DH is still being kind of contradictory about all this stuff, but whatever. we tried 1 of the 2 condoms and i had a horrific reaction that just would not quit, so earlier this week when we were both in the mood i told him that we would have to abstain since i wasn't willing to use the condom. i couldn't remember where i was in my cycle (what bliss - pre O anyway!) so i told him that there would definitely be a chance, but the chances of not conceiving are ALWAYS higher and it's kind of just a crapshoot anyway because hell, some people get pregnant using condoms AND the pill, so statistics can only tell you so much. so he was like, whatever, let's go for it, and FF says i O'd the next day. and he's totally fine and chill about it, and said that he'd be happy to have another baby. i think he thinks it won't happen. so i think that improves my odds of it happening as well.
he'd still like to try the other condom brand so that if this cycle is a wash, he at least knows if there is SOME sort of easy and convenient non-vagina-angering condom we can use if he gets super cold feet... but if it doesn't work, he will give up, because he is not so opposed to pregnancy that he would have me jump through all these hoops to avoid when they're either physically or mentally difficult for me. a baby would be a happy thing even if it's stressful/hectic, whereas recurrent vaginal infections/irritations really have nothing going for them.
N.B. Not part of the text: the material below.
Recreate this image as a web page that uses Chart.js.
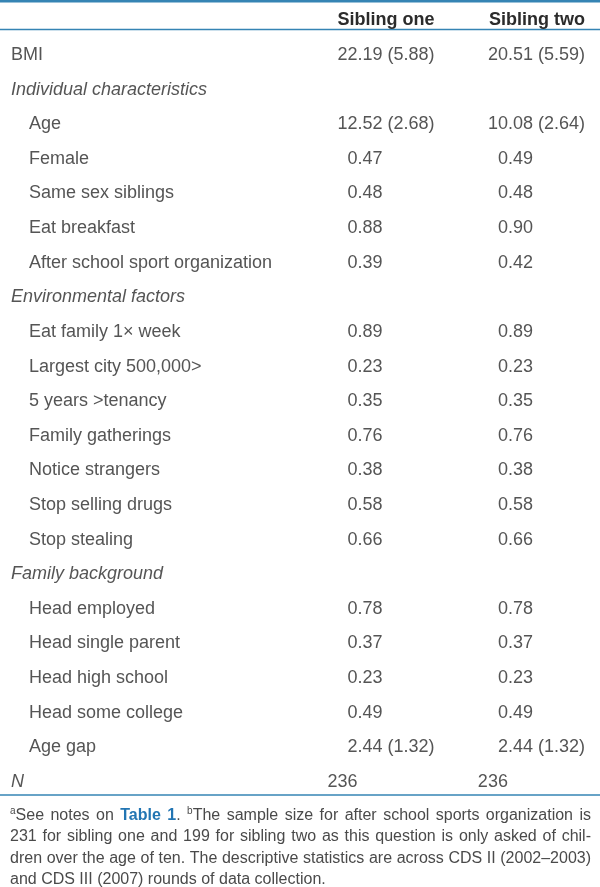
<!DOCTYPE html>
<html>
<head>
<meta charset="utf-8">
<script src="https://cdn.jsdelivr.net/npm/chart.js@4.4.1/dist/chart.umd.min.js"></script>
<style>
  html, body { margin: 0; padding: 0; background: #fff; }
  #wrap { width: 600px; height: 887px; position: relative; }
</style>
</head>
<body>
<div id="wrap"><canvas id="tableChart"></canvas></div>
<script>
// table rows, top to bottom
const rowLabels = [
    'BMI',
    'Individual characteristics',
    'Age', 'Female', 'Same sex siblings', 'Eat breakfast', 'After school sport organization',
    'Environmental factors',
    'Eat family 1\u00d7 week', 'Largest city 500,000>', '5 years >tenancy', 'Family gatherings',
    'Notice strangers', 'Stop selling drugs', 'Stop stealing',
    'Family background',
    'Head employed', 'Head single parent', 'Head high school', 'Head some college', 'Age gap',
    'N'
];
const sectionRows = ['Individual characteristics', 'Environmental factors', 'Family background'];
const topLevelRows = ['BMI', 'N'];
const columnHeaders = ['Sibling one', 'Sibling two'];

const siblingOneMean = [22.19, null, 12.52, 0.47, 0.48, 0.88, 0.39, null, 0.89, 0.23, 0.35, 0.76, 0.38, 0.58, 0.66, null, 0.78, 0.37, 0.23, 0.49, 2.44, 236];
const siblingOneSD   = [5.88, null, 2.68, null, null, null, null, null, null, null, null, null, null, null, null, null, null, null, null, null, 1.32, null];
const siblingTwoMean = [20.51, null, 10.08, 0.49, 0.48, 0.90, 0.42, null, 0.89, 0.23, 0.35, 0.76, 0.38, 0.58, 0.66, null, 0.78, 0.37, 0.23, 0.49, 2.44, 236];
const siblingTwoSD   = [5.59, null, 2.64, null, null, null, null, null, null, null, null, null, null, null, null, null, null, null, null, null, 1.32, null];

const footnoteLines = [
    [['sup', 'a'], ['txt', 'See notes on '], ['link', 'Table 1'], ['txt', '. '], ['sup', 'b'], ['txt', 'The sample size for after school sports organization is']],
    [['txt', '231 for sibling one and 199 for sibling two as this question is only asked of chil-']],
    [['txt', 'dren over the age of ten. The descriptive statistics are across CDS II (2002\u20132003)']],
    [['txt', 'and CDS III (2007) rounds of data collection.']]
];

const FONT = '"Liberation Sans", Arial, Helvetica, sans-serif';
const TEXT_COLOR = '#555';
const RULE_COLOR = '#3584b4';

function cellText(mean, sd, row) {
    if (mean == null) return '';
    const m = rowLabels[row] === 'N' ? String(mean) : mean.toFixed(2);
    return sd == null ? m : m + ' (' + sd.toFixed(2) + ')';
}

function columnPoints(col, means) {
    return rowLabels
        .filter((_, i) => means[i] != null)
        .map(label => ({ x: col, y: label }));
}

const columns = [
    { mean: siblingOneMean, sd: siblingOneSD },
    { mean: siblingTwoMean, sd: siblingTwoSD }
];

const footStyles = {
    txt: { font: '16px ' + FONT, color: '#4a4a4a', rise: 0 },
    sup: { font: '10px ' + FONT, color: '#4a4a4a', rise: 6 },
    link: { font: 'bold 16px ' + FONT, color: '#2275b3', rise: 0 }
};

function drawRichLine(ctx, runs, left, right, baseline, justify) {
    const words = [];
    let cur = [];
    runs.forEach(([style, text]) => {
        text.split(' ').forEach((part, k) => {
            if (k > 0) { if (cur.length) words.push(cur); cur = []; }
            if (part) cur.push([style, part]);
        });
    });
    if (cur.length) words.push(cur);

    const widthOf = ([style, t]) => { ctx.font = footStyles[style].font; return ctx.measureText(t).width; };
    const wordWidths = words.map(w => w.reduce((s, r) => s + widthOf(r), 0));
    const total = wordWidths.reduce((a, b) => a + b, 0);
    ctx.font = footStyles.txt.font;
    const space = ctx.measureText(' ').width;
    const gap = justify && words.length > 1 ? (right - left - total) / (words.length - 1) : space;

    let x = left;
    words.forEach(w => {
        w.forEach(r => {
            const st = footStyles[r[0]];
            ctx.font = st.font;
            ctx.fillStyle = st.color;
            ctx.fillText(r[1], x, baseline - st.rise);
            x += ctx.measureText(r[1]).width;
        });
        x += gap;
    });
}

const tablePlugin = {
    id: 'tableText',
    afterDraw(chart) {
        const { ctx, chartArea, scales: { y } } = chart;
        const step = y.getPixelForValue(1) - y.getPixelForValue(0);
        ctx.save();

        // rules
        ctx.strokeStyle = RULE_COLOR;
        ctx.lineWidth = 2.5;
        ctx.beginPath(); ctx.moveTo(0, 1.2); ctx.lineTo(600, 1.2); ctx.stroke();
        ctx.lineWidth = 1.6;
        const headerRule = chartArea.top - 25.5;
        ctx.beginPath(); ctx.moveTo(0, headerRule); ctx.lineTo(600, headerRule); ctx.stroke();
        const bottomRule = chartArea.bottom + 13;
        ctx.beginPath(); ctx.moveTo(0, bottomRule); ctx.lineTo(600, bottomRule); ctx.stroke();

        // row labels
        ctx.textBaseline = 'middle';
        ctx.textAlign = 'left';
        ctx.fillStyle = TEXT_COLOR;
        rowLabels.forEach((label, i) => {
            const italic = sectionRows.includes(label) || label === 'N';
            const indent = sectionRows.includes(label) || topLevelRows.includes(label) ? 11 : 29;
            ctx.font = (italic ? 'italic ' : '') + '18px ' + FONT;
            ctx.fillText(label, indent, y.getPixelForValue(i));
        });

        // cells, decimal aligned on each point of the dataset
        ctx.font = '18px ' + FONT;
        const extents = [];
        chart.data.datasets.forEach((ds, d) => {
            const meta = chart.getDatasetMeta(d);
            let lo = Infinity, hi = -Infinity;
            meta.data.forEach((pt, j) => {
                const row = rowLabels.indexOf(ds.data[j].y);
                const text = cellText(columns[d].mean[row], columns[d].sd[row], row);
                const intPart = text.split('.')[0].split(' ')[0];
                const x0 = pt.x - ctx.measureText(intPart).width;
                ctx.fillText(text, x0, pt.y);
                lo = Math.min(lo, x0);
                hi = Math.max(hi, x0 + ctx.measureText(text).width);
            });
            extents.push([lo, hi]);
        });

        // column headers, right edge on the widest cell
        ctx.font = 'bold 18px ' + FONT;
        ctx.fillStyle = '#2b2b2b';
        ctx.textAlign = 'right';
        const headerY = y.getPixelForValue(0) - step;
        columnHeaders.forEach((h, c) => {
            ctx.fillText(h, extents[c][1], headerY);
        });

        // footnote
        ctx.textAlign = 'left';
        ctx.textBaseline = 'alphabetic';
        footnoteLines.forEach((runs, i) => {
            drawRichLine(ctx, runs, 10, 591, bottomRule + 25 + i * 21.4, i < footnoteLines.length - 1);
        });
        ctx.restore();
    }
};

new Chart(document.getElementById('tableChart'), {
    type: 'scatter',
    data: {
        datasets: columns.map((c, d) => ({
            label: columnHeaders[d],
            data: columnPoints(d + 1, c.mean),
            pointRadius: 0,
            pointHoverRadius: 0,
            showLine: false
        }))
    },
    options: {
        responsive: true,
        maintainAspectRatio: false,
        animation: false,
        events: [],
        layout: { padding: { top: 55, bottom: 105, left: 0, right: 0 } },
        scales: {
            x: { type: 'linear', display: false, min: -1.375, max: 2.612 },
            y: { type: 'category', labels: rowLabels, display: false, offset: false }
        },
        plugins: { legend: { display: false }, tooltip: { enabled: false } }
    },
    plugins: [tablePlugin]
});
</script>
</body>
</html>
OH, and other good news: i had my follow-up ultrasound this week due to my cyst in july, and it is all cleared up! and my endometrium looks nice as well (i asked because she wrote down 1.15 as the level which is SUPER LOW for this point in your cycle, but it was actually 11.5 which is good), so IF there is a zygote in me that would like to be an extremely inconveniently-timed baby, it's got a nice cozy place to implant.
also? i have been having tons of friends announce pregnancies, left and right. two of them were basically like, "don't congratulate me, i don't even know how to feel about this." and whatever - i mean, you need to feel how you feel, and having gone through an unplanned pregnancy myself i know that it's mentally jarring and requires adjustment, but still. just so not what i was in the mood to hear. plus, i never asked to not be congratulated or felt BAD about it - i was surprised and shocked and not sure how we'd manage, but i was HAPPY, so i just cannot relate to that. anyway, i think there is an epidemic of pregnant friends lately around here.
oh, and for halloween i am thinking i will go the lazy route and just wear some of my dressy indian clothes. that's the nice thing about being ethnic; you always have several back-up costumes in your closet that your mom and grandma and aunties are bugging you to wear more often.
well, there you go, another novel from me - and nearly in time for NaNoWriMo!